Exercise directions: Only the lines from the one with "What Bokeh code" to the one with "from bokeh.resources import INLINE", both included, should be output, without any images.

++++ Rows ++++

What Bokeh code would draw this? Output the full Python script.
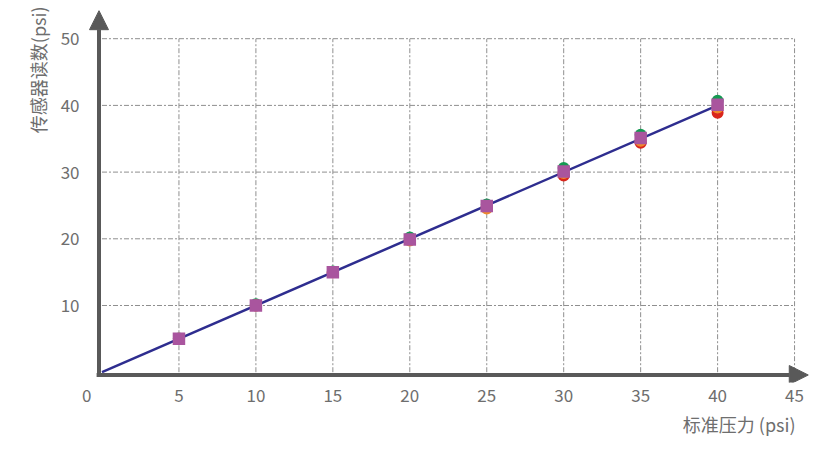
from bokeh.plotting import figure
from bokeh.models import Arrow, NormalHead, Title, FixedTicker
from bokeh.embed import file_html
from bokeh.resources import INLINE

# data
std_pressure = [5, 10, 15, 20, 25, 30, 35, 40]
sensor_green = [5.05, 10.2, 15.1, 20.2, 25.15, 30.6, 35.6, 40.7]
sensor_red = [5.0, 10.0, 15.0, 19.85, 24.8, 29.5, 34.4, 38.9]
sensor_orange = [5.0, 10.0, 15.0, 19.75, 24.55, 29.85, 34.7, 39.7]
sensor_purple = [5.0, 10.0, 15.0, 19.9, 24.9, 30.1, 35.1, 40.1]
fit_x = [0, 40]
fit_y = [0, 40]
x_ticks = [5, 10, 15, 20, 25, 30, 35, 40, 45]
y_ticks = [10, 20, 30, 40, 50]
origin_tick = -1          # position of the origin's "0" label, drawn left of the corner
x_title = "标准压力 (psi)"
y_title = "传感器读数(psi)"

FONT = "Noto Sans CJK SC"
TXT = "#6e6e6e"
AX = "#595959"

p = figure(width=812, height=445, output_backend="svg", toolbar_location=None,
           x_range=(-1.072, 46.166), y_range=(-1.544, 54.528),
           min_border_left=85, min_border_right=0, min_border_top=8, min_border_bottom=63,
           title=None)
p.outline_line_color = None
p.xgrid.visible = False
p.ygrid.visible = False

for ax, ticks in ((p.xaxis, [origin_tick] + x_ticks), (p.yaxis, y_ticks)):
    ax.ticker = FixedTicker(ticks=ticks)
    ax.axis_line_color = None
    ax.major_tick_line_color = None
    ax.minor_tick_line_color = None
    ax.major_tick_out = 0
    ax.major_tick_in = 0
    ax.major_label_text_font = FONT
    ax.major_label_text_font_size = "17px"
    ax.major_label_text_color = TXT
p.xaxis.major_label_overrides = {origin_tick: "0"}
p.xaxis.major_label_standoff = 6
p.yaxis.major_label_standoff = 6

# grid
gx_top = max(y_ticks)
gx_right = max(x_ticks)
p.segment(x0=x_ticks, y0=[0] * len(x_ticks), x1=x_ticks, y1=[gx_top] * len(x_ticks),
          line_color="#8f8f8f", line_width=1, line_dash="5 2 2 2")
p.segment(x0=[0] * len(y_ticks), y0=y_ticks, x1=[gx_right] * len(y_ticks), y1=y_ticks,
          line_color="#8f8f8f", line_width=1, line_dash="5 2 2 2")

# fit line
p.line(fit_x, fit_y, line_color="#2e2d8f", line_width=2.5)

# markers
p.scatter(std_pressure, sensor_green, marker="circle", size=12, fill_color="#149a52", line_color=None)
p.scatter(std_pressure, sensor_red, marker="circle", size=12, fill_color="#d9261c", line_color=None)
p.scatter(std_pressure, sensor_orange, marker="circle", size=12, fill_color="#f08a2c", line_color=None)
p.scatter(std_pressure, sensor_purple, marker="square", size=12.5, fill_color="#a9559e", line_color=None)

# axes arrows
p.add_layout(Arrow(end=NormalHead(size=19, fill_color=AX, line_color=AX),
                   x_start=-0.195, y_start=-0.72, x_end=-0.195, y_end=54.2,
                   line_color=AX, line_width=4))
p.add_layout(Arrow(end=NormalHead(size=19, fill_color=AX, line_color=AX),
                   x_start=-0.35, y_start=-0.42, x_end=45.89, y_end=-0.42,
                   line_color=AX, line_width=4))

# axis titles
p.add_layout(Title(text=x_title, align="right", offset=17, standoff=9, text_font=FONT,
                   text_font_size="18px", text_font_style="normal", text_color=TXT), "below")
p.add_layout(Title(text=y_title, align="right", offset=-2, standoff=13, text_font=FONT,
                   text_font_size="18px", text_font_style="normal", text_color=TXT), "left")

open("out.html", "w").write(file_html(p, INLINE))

++++
++++ Rows ++++

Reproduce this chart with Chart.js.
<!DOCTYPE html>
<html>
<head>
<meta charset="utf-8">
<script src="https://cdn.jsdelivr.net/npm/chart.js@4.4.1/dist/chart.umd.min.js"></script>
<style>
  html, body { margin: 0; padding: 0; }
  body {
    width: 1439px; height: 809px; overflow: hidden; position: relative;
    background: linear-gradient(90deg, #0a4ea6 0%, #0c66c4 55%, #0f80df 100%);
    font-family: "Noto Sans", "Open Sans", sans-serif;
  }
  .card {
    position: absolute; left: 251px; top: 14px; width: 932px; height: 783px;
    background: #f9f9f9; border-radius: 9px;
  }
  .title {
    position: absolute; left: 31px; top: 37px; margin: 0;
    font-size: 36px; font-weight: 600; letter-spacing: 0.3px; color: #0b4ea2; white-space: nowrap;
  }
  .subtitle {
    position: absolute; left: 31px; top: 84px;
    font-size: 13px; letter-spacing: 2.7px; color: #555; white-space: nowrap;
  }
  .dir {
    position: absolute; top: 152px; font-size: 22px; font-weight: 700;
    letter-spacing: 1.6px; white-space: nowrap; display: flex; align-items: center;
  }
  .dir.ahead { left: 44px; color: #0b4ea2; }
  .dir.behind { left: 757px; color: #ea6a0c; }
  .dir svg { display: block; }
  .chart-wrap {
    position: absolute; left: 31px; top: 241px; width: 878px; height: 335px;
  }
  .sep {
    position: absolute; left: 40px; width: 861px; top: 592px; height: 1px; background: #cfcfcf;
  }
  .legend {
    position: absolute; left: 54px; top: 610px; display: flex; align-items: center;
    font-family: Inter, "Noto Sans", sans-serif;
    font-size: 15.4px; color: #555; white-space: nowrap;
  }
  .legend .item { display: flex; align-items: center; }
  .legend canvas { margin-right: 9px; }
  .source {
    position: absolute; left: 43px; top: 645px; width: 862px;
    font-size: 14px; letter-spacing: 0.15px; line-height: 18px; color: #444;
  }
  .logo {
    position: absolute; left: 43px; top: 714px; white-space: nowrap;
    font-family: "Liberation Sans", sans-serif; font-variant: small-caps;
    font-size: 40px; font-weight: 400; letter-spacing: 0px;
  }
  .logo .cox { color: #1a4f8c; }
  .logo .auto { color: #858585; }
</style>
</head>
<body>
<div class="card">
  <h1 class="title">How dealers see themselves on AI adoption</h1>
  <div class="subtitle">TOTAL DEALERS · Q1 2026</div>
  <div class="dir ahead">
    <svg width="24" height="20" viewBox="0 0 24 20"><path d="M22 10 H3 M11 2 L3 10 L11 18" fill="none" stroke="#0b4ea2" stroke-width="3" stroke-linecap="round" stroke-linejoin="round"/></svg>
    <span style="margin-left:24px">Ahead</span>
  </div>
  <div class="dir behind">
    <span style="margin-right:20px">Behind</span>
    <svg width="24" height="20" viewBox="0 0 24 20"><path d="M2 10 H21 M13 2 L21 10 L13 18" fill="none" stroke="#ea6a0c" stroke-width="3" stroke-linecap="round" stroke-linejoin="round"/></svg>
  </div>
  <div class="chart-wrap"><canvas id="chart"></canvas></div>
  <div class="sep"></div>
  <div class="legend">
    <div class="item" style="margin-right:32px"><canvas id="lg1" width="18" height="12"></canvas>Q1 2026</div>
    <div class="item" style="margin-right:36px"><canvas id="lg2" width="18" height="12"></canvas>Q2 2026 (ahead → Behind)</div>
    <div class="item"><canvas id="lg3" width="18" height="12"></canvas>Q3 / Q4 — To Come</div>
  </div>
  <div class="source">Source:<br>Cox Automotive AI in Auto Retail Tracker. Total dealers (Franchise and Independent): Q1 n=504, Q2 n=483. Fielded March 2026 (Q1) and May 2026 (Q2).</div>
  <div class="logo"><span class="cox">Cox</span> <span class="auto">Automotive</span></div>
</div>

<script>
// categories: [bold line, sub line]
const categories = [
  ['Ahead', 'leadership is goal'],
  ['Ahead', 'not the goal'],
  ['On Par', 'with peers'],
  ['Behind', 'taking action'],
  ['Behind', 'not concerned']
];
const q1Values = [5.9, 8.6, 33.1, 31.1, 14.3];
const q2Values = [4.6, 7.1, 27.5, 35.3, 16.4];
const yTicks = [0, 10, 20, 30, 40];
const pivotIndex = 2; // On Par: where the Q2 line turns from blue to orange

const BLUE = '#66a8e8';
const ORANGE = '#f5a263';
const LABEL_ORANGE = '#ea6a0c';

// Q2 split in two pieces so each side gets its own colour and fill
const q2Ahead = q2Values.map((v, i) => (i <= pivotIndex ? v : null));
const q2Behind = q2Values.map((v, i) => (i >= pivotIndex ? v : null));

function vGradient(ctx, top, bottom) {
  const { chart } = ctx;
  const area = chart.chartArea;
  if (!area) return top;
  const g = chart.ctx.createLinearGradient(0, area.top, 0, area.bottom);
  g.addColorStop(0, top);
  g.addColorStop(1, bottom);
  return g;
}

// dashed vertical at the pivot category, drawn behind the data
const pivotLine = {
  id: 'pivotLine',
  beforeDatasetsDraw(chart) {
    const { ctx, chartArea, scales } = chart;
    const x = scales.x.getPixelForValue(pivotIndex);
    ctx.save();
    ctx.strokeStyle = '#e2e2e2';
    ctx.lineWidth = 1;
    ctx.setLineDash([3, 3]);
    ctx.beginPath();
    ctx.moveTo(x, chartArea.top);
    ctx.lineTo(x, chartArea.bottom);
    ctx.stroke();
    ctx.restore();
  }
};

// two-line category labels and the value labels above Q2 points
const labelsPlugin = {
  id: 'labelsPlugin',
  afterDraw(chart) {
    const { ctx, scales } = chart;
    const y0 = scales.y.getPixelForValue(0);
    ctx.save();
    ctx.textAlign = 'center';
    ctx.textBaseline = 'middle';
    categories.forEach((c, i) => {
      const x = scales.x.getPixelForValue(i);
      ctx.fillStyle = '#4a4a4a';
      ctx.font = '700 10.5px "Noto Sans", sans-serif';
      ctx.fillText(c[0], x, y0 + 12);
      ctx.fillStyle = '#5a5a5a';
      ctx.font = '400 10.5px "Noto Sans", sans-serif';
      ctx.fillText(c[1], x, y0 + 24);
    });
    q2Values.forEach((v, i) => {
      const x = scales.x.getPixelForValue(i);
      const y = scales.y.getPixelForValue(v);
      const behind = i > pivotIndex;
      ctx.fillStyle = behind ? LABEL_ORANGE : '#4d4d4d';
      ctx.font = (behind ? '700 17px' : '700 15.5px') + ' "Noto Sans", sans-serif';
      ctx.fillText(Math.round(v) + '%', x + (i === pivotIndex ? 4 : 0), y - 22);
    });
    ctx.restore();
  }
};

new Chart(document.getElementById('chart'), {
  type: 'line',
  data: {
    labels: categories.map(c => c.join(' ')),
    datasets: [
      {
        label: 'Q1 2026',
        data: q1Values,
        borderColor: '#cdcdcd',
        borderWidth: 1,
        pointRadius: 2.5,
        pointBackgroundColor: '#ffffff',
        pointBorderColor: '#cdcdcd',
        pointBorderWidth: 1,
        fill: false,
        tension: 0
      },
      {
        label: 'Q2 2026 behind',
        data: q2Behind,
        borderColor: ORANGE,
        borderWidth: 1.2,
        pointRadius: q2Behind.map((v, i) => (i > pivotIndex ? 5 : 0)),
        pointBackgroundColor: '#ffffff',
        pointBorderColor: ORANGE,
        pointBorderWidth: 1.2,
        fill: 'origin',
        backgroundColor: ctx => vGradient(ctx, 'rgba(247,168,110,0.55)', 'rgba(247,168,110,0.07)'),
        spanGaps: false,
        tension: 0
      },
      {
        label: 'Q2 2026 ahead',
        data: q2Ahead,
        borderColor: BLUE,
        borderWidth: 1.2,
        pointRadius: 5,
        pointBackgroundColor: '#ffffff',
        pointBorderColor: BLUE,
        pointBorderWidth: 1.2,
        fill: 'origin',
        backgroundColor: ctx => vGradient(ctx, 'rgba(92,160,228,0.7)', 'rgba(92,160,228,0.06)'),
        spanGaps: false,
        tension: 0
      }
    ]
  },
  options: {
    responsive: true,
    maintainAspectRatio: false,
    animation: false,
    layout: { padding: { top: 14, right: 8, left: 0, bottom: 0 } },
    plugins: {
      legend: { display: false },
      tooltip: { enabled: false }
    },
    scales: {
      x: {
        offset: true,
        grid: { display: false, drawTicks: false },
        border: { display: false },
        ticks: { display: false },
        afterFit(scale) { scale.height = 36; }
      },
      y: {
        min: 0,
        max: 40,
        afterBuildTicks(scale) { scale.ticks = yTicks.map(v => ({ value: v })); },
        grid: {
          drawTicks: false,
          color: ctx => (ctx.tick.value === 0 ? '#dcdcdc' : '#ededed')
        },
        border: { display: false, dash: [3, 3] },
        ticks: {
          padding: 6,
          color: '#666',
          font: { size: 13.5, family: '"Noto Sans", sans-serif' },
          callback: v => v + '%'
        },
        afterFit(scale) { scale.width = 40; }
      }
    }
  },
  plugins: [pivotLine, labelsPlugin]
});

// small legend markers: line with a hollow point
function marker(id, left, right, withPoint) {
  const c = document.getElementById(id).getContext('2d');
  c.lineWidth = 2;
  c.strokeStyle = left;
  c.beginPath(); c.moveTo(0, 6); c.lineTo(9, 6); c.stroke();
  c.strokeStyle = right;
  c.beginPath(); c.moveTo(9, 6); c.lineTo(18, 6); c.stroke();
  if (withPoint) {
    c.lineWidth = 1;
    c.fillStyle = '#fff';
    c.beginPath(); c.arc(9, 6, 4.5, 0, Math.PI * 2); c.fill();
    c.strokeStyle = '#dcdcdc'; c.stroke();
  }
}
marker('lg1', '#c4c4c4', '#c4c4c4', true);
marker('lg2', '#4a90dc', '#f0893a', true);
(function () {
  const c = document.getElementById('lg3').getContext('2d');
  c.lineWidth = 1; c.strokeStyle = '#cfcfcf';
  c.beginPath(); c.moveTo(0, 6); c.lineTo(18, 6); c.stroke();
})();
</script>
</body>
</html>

++++
++++ Rows ++++

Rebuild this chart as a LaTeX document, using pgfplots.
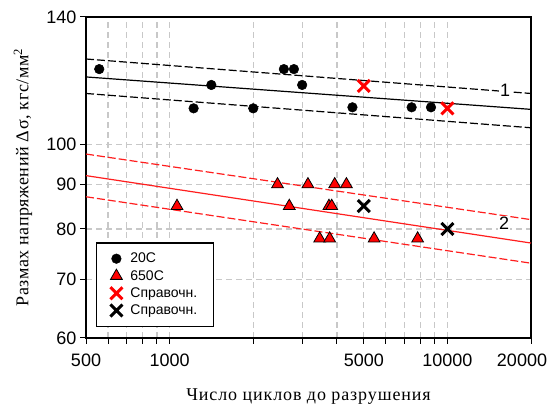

++++

Exercise solution:
What Bokeh code would draw this? Output the full Python script.
from bokeh.plotting import figure
from bokeh.models import Arrow, NormalHead, Title, FixedTicker
from bokeh.embed import file_html
from bokeh.resources import INLINE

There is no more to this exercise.